Jayantibhai PATEL, dba Princess Inn; Daksha Patel, Individual and all others similarly situated and Plaintiff Tenants, Plaintiffs-Appellants, v. CITY OF LONG BEACH, a municipal corporation, Defendant-Appellee.
Plaintiffs-Appellants Jayantibhai Patel, et al. (“Plaintiffs”) filed suit in district court in 2008 alleging that Defendant-Respondent City of Long Beach violated their state law and constitutional rights in proceedings surrounding and including revocation of their business license. In 2009, the district court dismissed Plaintiffs’ federal claims and declined to exercise supplemental jurisdiction over Plaintiffs’ state law claims. In the first appeal, our Court reversed as to Plaintiffs’ Fourth Amendment claim, and asked the district court to consider the effect of this reversal on the state law claims. Patel v. City of Long Beach, 564 F. App'x 881, 881–82 (9th Cir. 2014). The district court then ruled that there was “no basis for reinstating” the state law claims in federal court. After the parties settled the Fourth Amendment claim, Plaintiffs appealed the district court’s refusal to reinstate the state law claim for writ of mandate.

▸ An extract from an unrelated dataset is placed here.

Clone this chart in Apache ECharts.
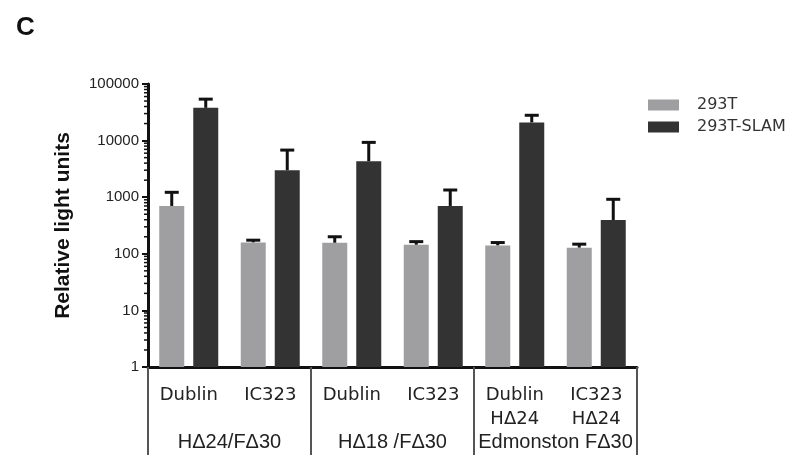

We conclude that the district court had ample discretion to decline jurisdiction over the state law claim for writ of mandate. We affirm on the basis that, as of the time of the district court’s declination of supplemental jurisdiction, Plaintiffs’ state law claims substantially predominated over their only non-dismissed federal claim. See 28 U.S.C. § 1367(c)(2). The remaining Fourth Amendment claim was “a slender reed on which to base jurisdiction.” Patel v. Penman, 103 F.3d 868, 877–78 (9th Cir. 1996), overruled in part on other grounds as recognized by Nitco Holding Corp. v. Boujikian, 491 F.3d 1086 (9th Cir. 2007). There remained significant work to be done by the court and the parties to resolve Plaintiffs’ state law claims, that work would not overlap significantly with what was required to resolve the narrow Fourth Amendment damages issue, it was not unfair to the parties to require the state law claims to be litigated in state court, and comity weighed against exercise of supplemental jurisdiction over Plaintiffs’ administrative review claim against a local government. See United Mine Workers of Am. v. Gibbs, 383 U.S. 715, 726, 86 S.Ct. 1130, 16 L.Ed.2d 218 (1966). Thus, the district court’s action was plainly appropriate under section (c)(2).